[Task to complete]:
Write the material out again in full, word for word. Do not include the pictures.

[Supplied information]:
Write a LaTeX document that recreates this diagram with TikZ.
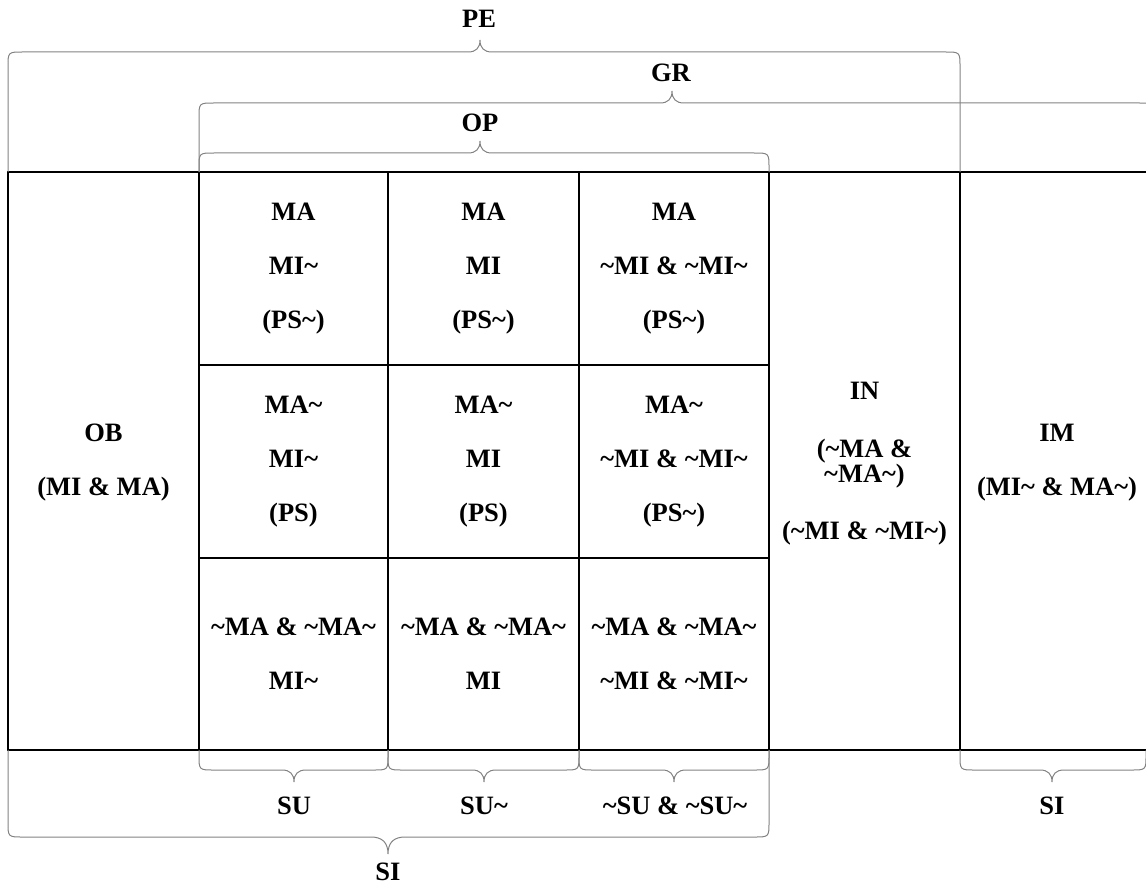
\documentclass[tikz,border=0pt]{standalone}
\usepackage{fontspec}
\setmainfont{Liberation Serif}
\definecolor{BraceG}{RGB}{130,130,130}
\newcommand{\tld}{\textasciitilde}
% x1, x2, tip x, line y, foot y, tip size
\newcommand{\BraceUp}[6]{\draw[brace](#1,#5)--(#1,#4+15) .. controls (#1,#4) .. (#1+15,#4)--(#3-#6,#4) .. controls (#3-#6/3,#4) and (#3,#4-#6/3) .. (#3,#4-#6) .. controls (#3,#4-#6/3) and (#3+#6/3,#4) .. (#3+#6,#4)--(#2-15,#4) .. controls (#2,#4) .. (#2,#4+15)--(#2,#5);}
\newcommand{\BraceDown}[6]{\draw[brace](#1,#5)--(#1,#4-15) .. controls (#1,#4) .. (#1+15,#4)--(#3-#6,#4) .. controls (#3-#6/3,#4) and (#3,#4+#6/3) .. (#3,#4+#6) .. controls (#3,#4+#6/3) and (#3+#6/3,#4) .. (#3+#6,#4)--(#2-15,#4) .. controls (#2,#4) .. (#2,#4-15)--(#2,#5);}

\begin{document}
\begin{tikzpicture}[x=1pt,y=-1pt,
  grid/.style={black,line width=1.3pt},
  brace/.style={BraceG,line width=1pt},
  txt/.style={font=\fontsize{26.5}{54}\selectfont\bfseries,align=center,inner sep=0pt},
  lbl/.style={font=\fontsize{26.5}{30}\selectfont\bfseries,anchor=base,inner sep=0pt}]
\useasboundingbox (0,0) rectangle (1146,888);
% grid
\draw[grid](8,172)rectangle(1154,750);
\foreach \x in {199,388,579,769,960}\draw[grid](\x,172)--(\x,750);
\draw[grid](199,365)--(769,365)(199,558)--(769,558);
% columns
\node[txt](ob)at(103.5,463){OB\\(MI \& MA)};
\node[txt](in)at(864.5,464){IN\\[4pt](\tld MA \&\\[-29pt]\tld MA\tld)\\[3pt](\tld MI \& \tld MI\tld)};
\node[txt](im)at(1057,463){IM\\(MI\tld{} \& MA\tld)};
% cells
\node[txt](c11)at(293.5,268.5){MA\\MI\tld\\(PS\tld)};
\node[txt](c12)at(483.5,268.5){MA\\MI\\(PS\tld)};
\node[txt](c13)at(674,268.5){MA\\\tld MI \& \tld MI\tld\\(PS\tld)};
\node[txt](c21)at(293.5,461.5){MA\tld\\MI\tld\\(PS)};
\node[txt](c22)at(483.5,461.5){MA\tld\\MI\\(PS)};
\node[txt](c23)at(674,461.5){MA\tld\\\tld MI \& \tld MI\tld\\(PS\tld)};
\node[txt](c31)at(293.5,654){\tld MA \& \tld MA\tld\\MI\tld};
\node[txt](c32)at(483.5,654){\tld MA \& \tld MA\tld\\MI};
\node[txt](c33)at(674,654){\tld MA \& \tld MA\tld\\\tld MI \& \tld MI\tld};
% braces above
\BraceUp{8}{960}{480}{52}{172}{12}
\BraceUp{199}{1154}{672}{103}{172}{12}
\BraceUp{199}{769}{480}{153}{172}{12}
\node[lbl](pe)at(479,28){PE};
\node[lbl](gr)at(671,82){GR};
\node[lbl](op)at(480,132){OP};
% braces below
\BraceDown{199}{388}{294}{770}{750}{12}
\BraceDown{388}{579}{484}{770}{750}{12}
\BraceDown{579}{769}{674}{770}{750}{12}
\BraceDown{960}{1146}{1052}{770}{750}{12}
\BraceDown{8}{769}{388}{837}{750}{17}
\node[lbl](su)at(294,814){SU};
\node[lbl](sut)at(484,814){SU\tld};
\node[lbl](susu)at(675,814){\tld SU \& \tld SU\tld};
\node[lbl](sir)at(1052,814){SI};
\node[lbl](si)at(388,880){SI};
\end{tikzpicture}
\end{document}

[Worked solution]:
Write a LaTeX document that recreates this diagram with TikZ.
\documentclass[tikz,border=0pt]{standalone}
\usepackage{fontspec}
\setmainfont{Liberation Serif}
\definecolor{BraceG}{RGB}{130,130,130}
\newcommand{\tld}{\textasciitilde}
% x1, x2, tip x, line y, foot y, tip size
\newcommand{\BraceUp}[6]{\draw[brace](#1,#5)--(#1,#4+15) .. controls (#1,#4) .. (#1+15,#4)--(#3-#6,#4) .. controls (#3-#6/3,#4) and (#3,#4-#6/3) .. (#3,#4-#6) .. controls (#3,#4-#6/3) and (#3+#6/3,#4) .. (#3+#6,#4)--(#2-15,#4) .. controls (#2,#4) .. (#2,#4+15)--(#2,#5);}
\newcommand{\BraceDown}[6]{\draw[brace](#1,#5)--(#1,#4-15) .. controls (#1,#4) .. (#1+15,#4)--(#3-#6,#4) .. controls (#3-#6/3,#4) and (#3,#4+#6/3) .. (#3,#4+#6) .. controls (#3,#4+#6/3) and (#3+#6/3,#4) .. (#3+#6,#4)--(#2-15,#4) .. controls (#2,#4) .. (#2,#4-15)--(#2,#5);}

\begin{document}
\begin{tikzpicture}[x=1pt,y=-1pt,
  grid/.style={black,line width=1.3pt},
  brace/.style={BraceG,line width=1pt},
  txt/.style={font=\fontsize{26.5}{54}\selectfont\bfseries,align=center,inner sep=0pt},
  lbl/.style={font=\fontsize{26.5}{30}\selectfont\bfseries,anchor=base,inner sep=0pt}]
\useasboundingbox (0,0) rectangle (1146,888);
% grid
\draw[grid](8,172)rectangle(1154,750);
\foreach \x in {199,388,579,769,960}\draw[grid](\x,172)--(\x,750);
\draw[grid](199,365)--(769,365)(199,558)--(769,558);
% columns
\node[txt](ob)at(103.5,463){OB\\(MI \& MA)};
\node[txt](in)at(864.5,464){IN\\[4pt](\tld MA \&\\[-29pt]\tld MA\tld)\\[3pt](\tld MI \& \tld MI\tld)};
\node[txt](im)at(1057,463){IM\\(MI\tld{} \& MA\tld)};
% cells
\node[txt](c11)at(293.5,268.5){MA\\MI\tld\\(PS\tld)};
\node[txt](c12)at(483.5,268.5){MA\\MI\\(PS\tld)};
\node[txt](c13)at(674,268.5){MA\\\tld MI \& \tld MI\tld\\(PS\tld)};
\node[txt](c21)at(293.5,461.5){MA\tld\\MI\tld\\(PS)};
\node[txt](c22)at(483.5,461.5){MA\tld\\MI\\(PS)};
\node[txt](c23)at(674,461.5){MA\tld\\\tld MI \& \tld MI\tld\\(PS\tld)};
\node[txt](c31)at(293.5,654){\tld MA \& \tld MA\tld\\MI\tld};
\node[txt](c32)at(483.5,654){\tld MA \& \tld MA\tld\\MI};
\node[txt](c33)at(674,654){\tld MA \& \tld MA\tld\\\tld MI \& \tld MI\tld};
% braces above
\BraceUp{8}{960}{480}{52}{172}{12}
\BraceUp{199}{1154}{672}{103}{172}{12}
\BraceUp{199}{769}{480}{153}{172}{12}
\node[lbl](pe)at(479,28){PE};
\node[lbl](gr)at(671,82){GR};
\node[lbl](op)at(480,132){OP};
% braces below
\BraceDown{199}{388}{294}{770}{750}{12}
\BraceDown{388}{579}{484}{770}{750}{12}
\BraceDown{579}{769}{674}{770}{750}{12}
\BraceDown{960}{1146}{1052}{770}{750}{12}
\BraceDown{8}{769}{388}{837}{750}{17}
\node[lbl](su)at(294,814){SU};
\node[lbl](sut)at(484,814){SU\tld};
\node[lbl](susu)at(675,814){\tld SU \& \tld SU\tld};
\node[lbl](sir)at(1052,814){SI};
\node[lbl](si)at(388,880){SI};
\end{tikzpicture}
\end{document}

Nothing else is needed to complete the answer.